Bill Kommenich first fished coho on Lake Michigan from Michigan in 1967. He thinks out of South Haven.

“It was in an 18-footer,’’ the 79-year-old from the south suburbs said. “I was raised in Panama. All the fish I caught around here were tiny [until salmon arrived]. The first year I caught fish and had a good time. I kept fishing and trying to find out what is working.’’

For a guy like Kommenich, a retired UAW rep and machine repairman for GM, the tinkering of salmon fishing is perfect.


“I build it just to see what I can do,’’ said Kommenich, as he paged through a ring of plastic bags with colorful Dodgers.

Years ago, he looked at Yellow Bird planer boards and thought, “I can do that.’’

He makes his own boards and Dodgers, ties his own flies.

He became so involved that he was part of the cabal that formed a South Side club (now defunct), a splinter from Salmon Unlimited.

On Monday, I went out of Hammond Marina with him and Frank Lagodny, a shop teacher at Prosser I met goose hunting and on a Prosser project with wood-duck boxes.

As I snapped a photo before we took off in Lagodny’s 22-foot Alumacraft Trophy 220 Cuddy, I said, “A pair for posterity.’’

“You mean a pair of posteriors,’’ Lagodny cracked.

So began a morning of banter, stories (say Kommenich having his heart work done by famed Dr. Slaughter) and changing lures to find active coho. Until last year, they fished with Lagodny’s dad, Russell, 90.

Lagodny started us northeast of “The Wreck’’ in Indiana waters. Coho made a surprising return to far southern Lake Michigan from points north a few weeks ago, probably related to cooler than usual water temperatures.

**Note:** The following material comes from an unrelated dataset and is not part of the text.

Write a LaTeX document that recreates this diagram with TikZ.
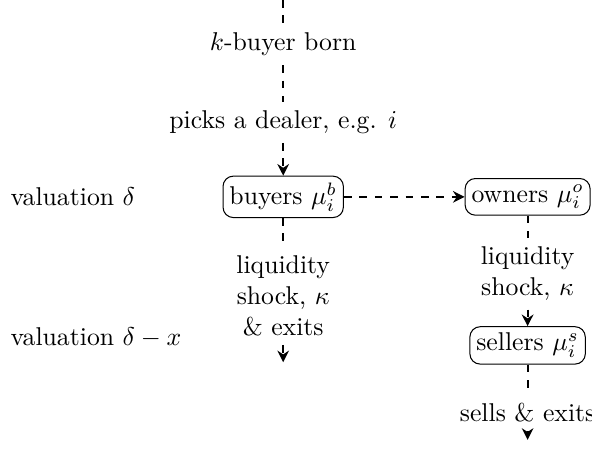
\documentclass[tikz,border=0pt]{standalone}
\usetikzlibrary{positioning,arrows.meta}

\tikzset{etat/.style={draw,rounded corners=4pt,inner sep=2.5pt},
trait/.style={thick,dashed},
fleche/.style={thick,dashed,-{Stealth[length=4.5pt,width=4.5pt]}}}

\begin{document}
\begin{tikzpicture}
\useasboundingbox (0,0) rectangle (8.09,-6.15);
\coordinate (debut) at (3.87,0);
\node (ne) at (3.87,-0.61) {$k$-buyer born};
\node (choix) at (3.87,-1.67) {picks a dealer, e.g. $i$};
\node [etat] (acheteurs) at (3.87,-2.69) {buyers $\mu_i^b$};
\node [etat] (proprio) at (7.21,-2.69) {owners $\mu_i^o$};
\node [etat] (vendeurs) at (7.21,-4.72) {sellers $\mu_i^s$};
%% sorties
\node [align=center] (choc) at (3.87,-4.04) {liquidity\\shock, $\kappa$\\\& exits};
\coordinate (fin1) at (3.87,-4.95);
\node [align=center] (choc2) at (7.21,-3.74) {liquidity\\shock, $\kappa$};
\node (vend) at (7.21,-5.64) {sells \& exits};
\coordinate (fin2) at (7.21,-6.01);
%% valuations
\node [anchor=west] (val1) at (0.02,-2.69) {valuation $\delta$};
\node [anchor=west] (val2) at (0.02,-4.62) {valuation $\delta-x$};

\draw [trait] (debut) -- (ne);
\draw [trait] (ne) -- (choix);
\draw [fleche] (choix) -- (acheteurs);
\draw [fleche] (acheteurs) -- (proprio);
\draw [trait] (acheteurs) -- (choc);
\draw [fleche] (choc) -- (fin1);
\draw [trait] (proprio) -- (choc2);
\draw [fleche] (choc2) -- (vendeurs);
\draw [trait] (vendeurs) -- (vend);
\draw [fleche] (vend) -- (fin2);
\end{tikzpicture}
\end{document}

They set up one rod with a spoon, one with a venerable (No. 2) J-Plug and the rest with Dodgers and flies.


“I just follow what is working, I don’t try to make something work,’’ Lagodny said. “This is supposed to be fun.’’

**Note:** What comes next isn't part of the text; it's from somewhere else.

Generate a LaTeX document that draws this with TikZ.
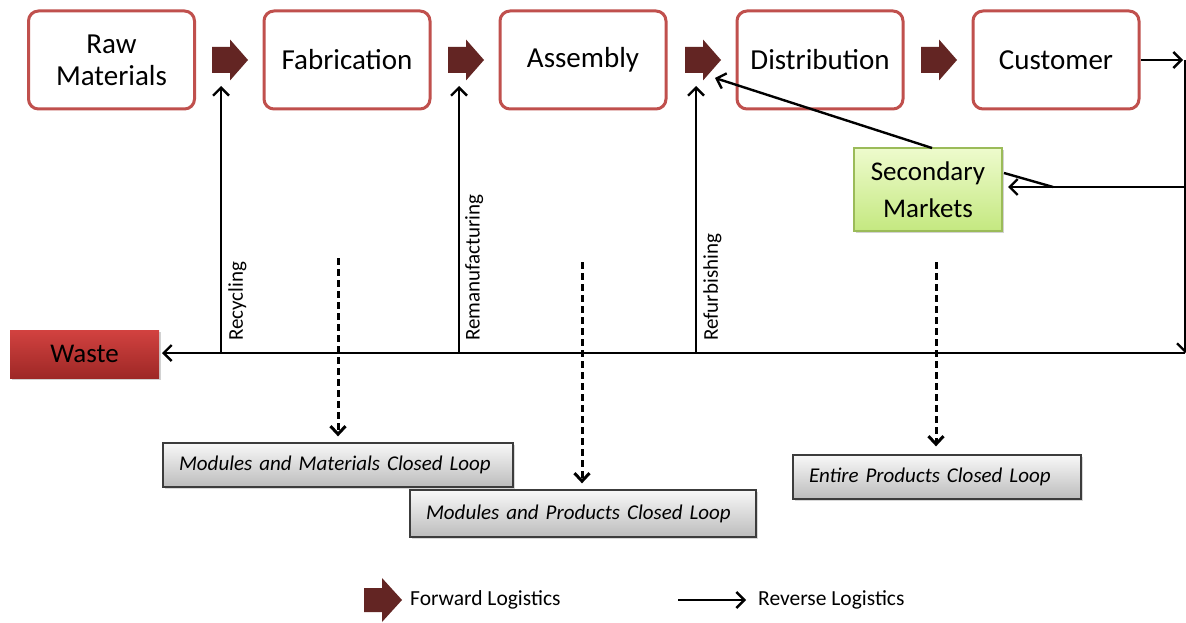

The first three coho came on the same rod on what Kommenich called a fairy Dodger (red on one side, red with yellow dots on the other) with a blue-green crinkle fly.

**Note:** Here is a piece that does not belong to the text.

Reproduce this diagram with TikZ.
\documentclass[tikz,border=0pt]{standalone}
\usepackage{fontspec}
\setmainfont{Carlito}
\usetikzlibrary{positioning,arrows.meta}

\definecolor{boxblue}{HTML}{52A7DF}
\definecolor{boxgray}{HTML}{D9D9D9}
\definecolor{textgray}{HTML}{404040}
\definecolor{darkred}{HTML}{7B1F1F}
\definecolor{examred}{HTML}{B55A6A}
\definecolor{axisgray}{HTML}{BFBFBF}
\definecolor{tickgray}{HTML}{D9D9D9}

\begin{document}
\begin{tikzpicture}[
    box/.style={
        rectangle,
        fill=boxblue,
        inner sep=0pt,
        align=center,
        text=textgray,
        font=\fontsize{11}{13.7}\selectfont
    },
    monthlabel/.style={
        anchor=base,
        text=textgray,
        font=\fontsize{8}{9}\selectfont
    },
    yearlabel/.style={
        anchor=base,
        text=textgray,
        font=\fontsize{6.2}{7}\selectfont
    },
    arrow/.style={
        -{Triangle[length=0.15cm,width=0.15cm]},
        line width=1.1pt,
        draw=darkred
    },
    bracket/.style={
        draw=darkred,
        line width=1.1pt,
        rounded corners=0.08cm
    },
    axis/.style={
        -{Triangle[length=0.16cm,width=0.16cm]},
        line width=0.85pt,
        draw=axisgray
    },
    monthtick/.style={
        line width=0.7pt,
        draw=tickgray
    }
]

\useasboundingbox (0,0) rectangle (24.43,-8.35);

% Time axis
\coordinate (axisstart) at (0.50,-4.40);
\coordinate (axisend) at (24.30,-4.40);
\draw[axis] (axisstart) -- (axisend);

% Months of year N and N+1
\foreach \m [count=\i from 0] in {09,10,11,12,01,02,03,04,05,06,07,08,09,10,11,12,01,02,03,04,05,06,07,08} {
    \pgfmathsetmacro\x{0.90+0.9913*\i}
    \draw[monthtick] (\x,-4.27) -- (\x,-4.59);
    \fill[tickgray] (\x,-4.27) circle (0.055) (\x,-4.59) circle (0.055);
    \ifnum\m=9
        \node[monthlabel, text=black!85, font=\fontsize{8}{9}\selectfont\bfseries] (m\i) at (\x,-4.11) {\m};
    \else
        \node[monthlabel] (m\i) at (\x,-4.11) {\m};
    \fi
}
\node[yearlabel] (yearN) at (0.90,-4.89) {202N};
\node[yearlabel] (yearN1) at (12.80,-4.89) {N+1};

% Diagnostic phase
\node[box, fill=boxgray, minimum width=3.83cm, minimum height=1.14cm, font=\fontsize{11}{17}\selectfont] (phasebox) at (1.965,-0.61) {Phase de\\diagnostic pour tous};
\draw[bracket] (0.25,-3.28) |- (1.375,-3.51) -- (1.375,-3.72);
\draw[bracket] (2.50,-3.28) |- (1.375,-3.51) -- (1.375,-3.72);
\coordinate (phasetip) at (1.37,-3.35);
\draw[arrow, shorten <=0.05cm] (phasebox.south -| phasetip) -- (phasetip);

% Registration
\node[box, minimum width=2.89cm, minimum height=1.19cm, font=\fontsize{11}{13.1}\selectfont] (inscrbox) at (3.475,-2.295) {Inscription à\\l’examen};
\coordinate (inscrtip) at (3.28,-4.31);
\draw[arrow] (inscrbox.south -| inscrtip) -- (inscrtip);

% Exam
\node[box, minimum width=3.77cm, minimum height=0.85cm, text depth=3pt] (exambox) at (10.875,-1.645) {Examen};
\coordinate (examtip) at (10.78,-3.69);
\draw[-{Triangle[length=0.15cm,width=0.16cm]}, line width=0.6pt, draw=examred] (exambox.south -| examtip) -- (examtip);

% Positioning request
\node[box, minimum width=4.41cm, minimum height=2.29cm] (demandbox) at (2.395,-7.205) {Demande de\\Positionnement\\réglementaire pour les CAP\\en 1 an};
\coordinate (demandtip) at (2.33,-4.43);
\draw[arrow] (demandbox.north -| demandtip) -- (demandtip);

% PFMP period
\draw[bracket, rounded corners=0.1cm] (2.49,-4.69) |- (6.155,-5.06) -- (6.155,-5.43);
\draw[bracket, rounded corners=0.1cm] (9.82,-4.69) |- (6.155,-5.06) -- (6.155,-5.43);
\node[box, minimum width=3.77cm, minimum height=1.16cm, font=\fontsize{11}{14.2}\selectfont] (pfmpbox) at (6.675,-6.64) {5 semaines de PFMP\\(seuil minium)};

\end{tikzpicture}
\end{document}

Even so, Kommenich kept changing lures and depths non-stop, explaining, “You have to experiment.’’

We ended up catching coho on other presentations, too. It was hunt and peck, not like the two times they were out last week with quick limits.

“Noon?’’ Lagodny suggested as the ending point.

It was time.

We went 5-for-8 on coho.

“Guess that is why we keep coming back,’’ Lagodny said. “I thought we had this knocked.’’

Building southwest winds drove whitecaps on the 10.4-mile ride in. Hottest air of the summer blew off the land.

But there were fish to clean.

STRAY CAST: Gov. Bruce Rauner and House Speaker Michael Madigan are like bighead carp and common carp; only common carp have been around long enough to be ours.